* [CHALLENGE]: Each line from the top of the listing through the one holding "plt.rcParams['font.family'] = ['Liberation" should be restated word for word, with nothing added and no pictures.

>> Begin GIVEN MATERIAL

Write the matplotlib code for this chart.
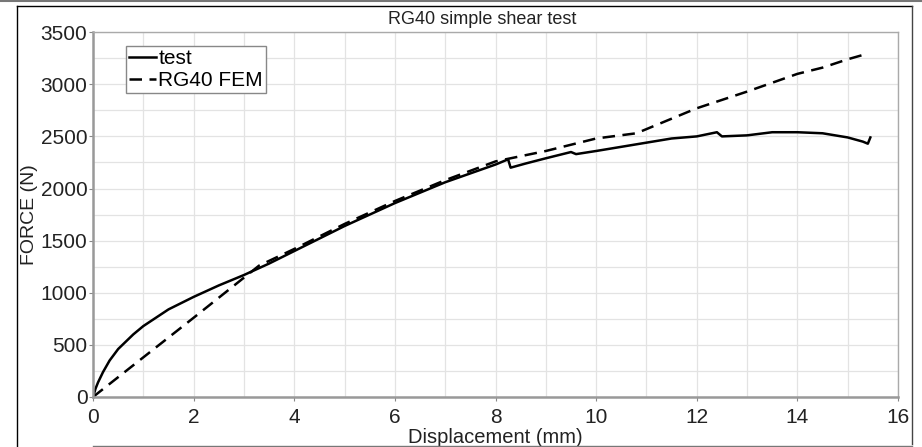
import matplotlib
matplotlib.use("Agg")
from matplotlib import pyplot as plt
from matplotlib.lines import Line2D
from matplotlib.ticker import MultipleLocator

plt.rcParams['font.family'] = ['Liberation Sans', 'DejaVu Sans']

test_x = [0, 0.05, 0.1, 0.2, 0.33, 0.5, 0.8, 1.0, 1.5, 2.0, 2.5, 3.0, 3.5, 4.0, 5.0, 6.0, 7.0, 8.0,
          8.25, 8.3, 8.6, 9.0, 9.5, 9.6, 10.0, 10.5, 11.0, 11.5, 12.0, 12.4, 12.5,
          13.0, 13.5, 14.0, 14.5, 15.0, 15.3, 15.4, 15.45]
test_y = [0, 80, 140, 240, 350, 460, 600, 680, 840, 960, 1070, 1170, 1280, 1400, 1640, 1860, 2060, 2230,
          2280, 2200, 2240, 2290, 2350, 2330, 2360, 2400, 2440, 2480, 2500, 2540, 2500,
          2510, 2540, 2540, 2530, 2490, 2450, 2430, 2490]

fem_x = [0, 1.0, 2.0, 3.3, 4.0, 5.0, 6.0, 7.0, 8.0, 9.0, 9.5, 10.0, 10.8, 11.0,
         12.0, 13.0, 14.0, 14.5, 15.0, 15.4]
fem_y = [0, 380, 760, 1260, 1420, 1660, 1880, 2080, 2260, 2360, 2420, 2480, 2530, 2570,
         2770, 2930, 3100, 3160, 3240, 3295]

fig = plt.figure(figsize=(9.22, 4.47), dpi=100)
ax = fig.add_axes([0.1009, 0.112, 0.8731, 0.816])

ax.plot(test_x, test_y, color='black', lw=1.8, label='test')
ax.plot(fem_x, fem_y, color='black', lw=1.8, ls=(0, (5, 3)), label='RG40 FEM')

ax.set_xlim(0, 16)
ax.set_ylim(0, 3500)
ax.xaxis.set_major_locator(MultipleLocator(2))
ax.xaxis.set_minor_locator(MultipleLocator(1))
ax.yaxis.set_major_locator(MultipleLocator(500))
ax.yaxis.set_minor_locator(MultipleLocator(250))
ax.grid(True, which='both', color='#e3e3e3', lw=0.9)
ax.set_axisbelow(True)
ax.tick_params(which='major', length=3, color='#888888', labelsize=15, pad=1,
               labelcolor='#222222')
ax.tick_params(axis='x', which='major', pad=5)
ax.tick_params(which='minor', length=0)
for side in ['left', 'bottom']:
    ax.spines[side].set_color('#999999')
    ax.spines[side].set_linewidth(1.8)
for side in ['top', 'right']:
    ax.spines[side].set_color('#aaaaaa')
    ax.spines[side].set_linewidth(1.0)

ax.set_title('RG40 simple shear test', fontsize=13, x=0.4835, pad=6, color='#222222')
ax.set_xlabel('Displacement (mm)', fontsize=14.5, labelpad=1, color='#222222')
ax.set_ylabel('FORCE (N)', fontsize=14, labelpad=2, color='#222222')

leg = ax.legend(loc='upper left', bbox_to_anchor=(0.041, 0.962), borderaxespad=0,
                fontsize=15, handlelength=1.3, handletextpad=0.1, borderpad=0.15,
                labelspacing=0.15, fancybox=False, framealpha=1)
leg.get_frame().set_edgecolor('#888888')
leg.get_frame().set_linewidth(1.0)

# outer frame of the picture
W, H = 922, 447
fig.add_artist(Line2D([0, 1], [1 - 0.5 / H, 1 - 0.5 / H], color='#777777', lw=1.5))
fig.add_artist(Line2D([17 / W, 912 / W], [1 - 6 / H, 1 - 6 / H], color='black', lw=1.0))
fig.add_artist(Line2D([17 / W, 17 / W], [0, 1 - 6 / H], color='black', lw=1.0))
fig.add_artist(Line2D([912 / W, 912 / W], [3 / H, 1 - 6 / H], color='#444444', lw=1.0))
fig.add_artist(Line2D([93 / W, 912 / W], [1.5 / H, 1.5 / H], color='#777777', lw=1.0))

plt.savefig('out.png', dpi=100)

>> End GIVEN MATERIAL

* [FINISHED ANSWER]:
Write the matplotlib code for this chart.
import matplotlib
matplotlib.use("Agg")
from matplotlib import pyplot as plt
from matplotlib.lines import Line2D
from matplotlib.ticker import MultipleLocator

plt.rcParams['font.family'] = ['Liberation Sans', 'DejaVu Sans']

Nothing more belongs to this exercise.